Oracle VDB Snapshot Improvements in Delphix 3.2

Prior to Delphix version 3.2, taking a snapshot of an Oracle virtual database was a distributed operation which required coordination between the VDB and the Delphix Engine.

Prior to Delphix version 3.2, taking a snapshot of an Oracle virtual database was a distributed operation which required coordination between the VDB and the Delphix Engine. Taking a virtual database snapshot demanded additional cycles on the machine hosting the VDB, increased network traffic between the Delphix Engine and the host, and placed some restrictions on the virtual database itself while the snapshot was in progress. All of these drawbacks are attributed to the use of Oracle's hot backup API to take VDB snapshots.

In 3.2, we've altered how we take VDB snapshots to eliminate performance impact to the host during snapshot operations, and provide more flexibility in how Oracle VDBs can be configured and used. To take a snapshot of a VDB the Delphix Engine would switch the VDB into hot backup mode, take a snapshot of the filesystems containing the datafiles, switch hot backup mode off, and force a log switch to obtain all the archive logs associated with the backup interval.

When hot backup mode is turned on Oracle writes complete before images of changed blocks to the redo files to ensure that any fractured blocks in the backup can be resolved (a fractured block is created when the operating system utility used to take the backup copies a block while it is being written).

This impacts the performance of the VDB. Also, when hot backup mode is turned on Oracle checkpoints the database. Although not as costly as the additional redo, Oracle must touch the headers of all the datafiles to perform a checkpoint which costs cycles and bandwidth. The biggest drawback to hot backup mode is that VDBs must run in archivelog mode to ensure that the redo generated while the hot backup is taken is captured so that it can later be used to provision the snapshot.

In a virtual database the online logs and archive log destination are mounted over nfs so archiving these logs amounts to reading the data in the online log over the network and writing the same data back over the wire into a new file. Thus, in archivelog mode the data we send over the network pertaining to redo is triple the amount we would send in noarchivelog mode. A non-performance related drawback of this approach is that Oracle cannot handle multiple requests to switch into backup mode.

So if a user shifted a tablespace into hot backup mode to perform their own backup the Delphix Engine could not take a snapshot of this virtual database until the user completed their backup and exited backup mode. In 3.2 all of these drawbacks and restrictions have been lifted by altering the procedure by which the Delphix engine takes snapshots of virtual databases.
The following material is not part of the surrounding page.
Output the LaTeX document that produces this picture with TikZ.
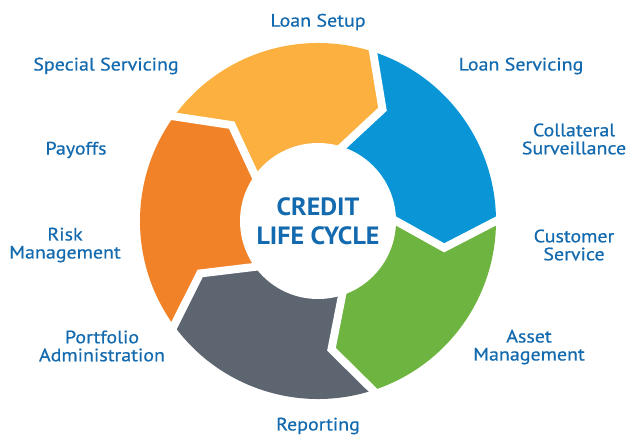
\documentclass[tikz,border=0pt]{standalone}
\usepackage{fontspec}
\setmainfont{PT Sans}
\newfontfamily\labelfont{PT Sans}[FakeStretch=1.11, FakeBold=0.6]
\newfontfamily\hubfont{PT Sans Bold}[FakeStretch=1.04]
\usepackage{tikz}
\usetikzlibrary{positioning}
\definecolor{cyclegold}{RGB}{251,176,64}
\definecolor{cycleblue}{RGB}{9,149,214}
\definecolor{cyclegreen}{RGB}{110,180,64}
\definecolor{cyclegray}{RGB}{93,102,112}
\definecolor{cycleorange}{RGB}{242,130,40}
\definecolor{labelblue}{RGB}{20,106,174}
\tikzset{
  steplabel/.style={text=labelblue, align=center, inner sep=0pt,
    font=\labelfont\fontsize{18}{18}\selectfont},
  gapline/.style={white, line width=8pt, line join=miter, line cap=rect},
  hub/.style={circle, fill=white, minimum size=156pt, inner sep=0pt,
    text=labelblue, align=center, font=\hubfont\fontsize{25}{29}\selectfont}
}
\begin{document}
\begin{tikzpicture}[x=1pt,y=1pt]
  \useasboundingbox (-318,-215) rectangle (310,221);
  % the five arrows, running clockwise
  \foreach \b/\col in {144/cyclegold,72/cycleblue,0/cyclegreen,-72/cyclegray,-144/cycleorange}{
    \pgfmathsetmacro{\e}{\b-72}
    \fill[\col] (\b:178) arc[start angle=\b, end angle=\e, radius=178]
      -- (\e-12:129) -- (\e:78) -- (0,0) -- (\b:78) -- (\b-12:129) -- cycle;
  }
  % white cuts between the arrows
  \foreach \b in {144,72,0,-72,-144}
    \draw[gapline] (\b:178) -- (\b-12:129) -- (\b:78);
  \node[hub] (hub) at (0,0) {CREDIT\\LIFE CYCLE};

  \node[steplabel] (setup) at (0,199) {Loan Setup};
  \node[steplabel] (servicing) at (203,155) {Loan Servicing};
  \node[steplabel] (collateral) at (256,82) {Collateral\\Surveillance};
  \node[steplabel] (customer) at (256,-24) {Customer\\Service};
  \node[steplabel] (asset) at (211,-126) {Asset\\Management};
  \node[steplabel] (reporting) at (0,-205) {Reporting};
  \node[steplabel] (portfolio) at (-216,-125) {Portfolio\\Administration};
  \node[steplabel] (risk) at (-253,-24) {Risk\\Management};
  \node[steplabel] (payoffs) at (-242,71) {Payoffs};
  \node[steplabel] (special) at (-212,155) {Special Servicing};
\end{tikzpicture}
\end{document}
Using an approach adapted from this NetApp/Oracle whitepaper every VDB snapshot is now backed by a crash consistent backup of the database. A crash consistent snapshot of an Oracle database is a complete image of the database that looks as though the plug was pulled on the machine hosting the VDB. To be slightly more technical, a crash consistent snapshot is a complete image of the database at some point in time that preserves the write ordering of each file within the snapshot. DxFS snapshots satisfy this criteria.

Taking crash consistent snapshots is simple and fast. There is no need to issue any commands to the VDB at all. We simply initiate a snapshot on the filesystem that contains the relevant datafiles. Since we no longer need to interact with Oracle, this approach has no impact to the running VDB whatsoever.

To be more explicit, the user can run VDBs in noarchivelog mode, take backups using the hot backup API, and take Delphix snapshots without impacting the performance of the VDB. The snapshot operation is now entirely local to the Delphix Engine so there is no load placed on the network either.

In 3.2, you no longer need to worry about how VDB snapshots will impact users or whether they have configured their VDBs correctly. Fast, low-impact snapshots provide the agility to take snapshots when you need them, not when it's feasible to do so - letting developers focus on their project needs without worrying about the implications of their actions.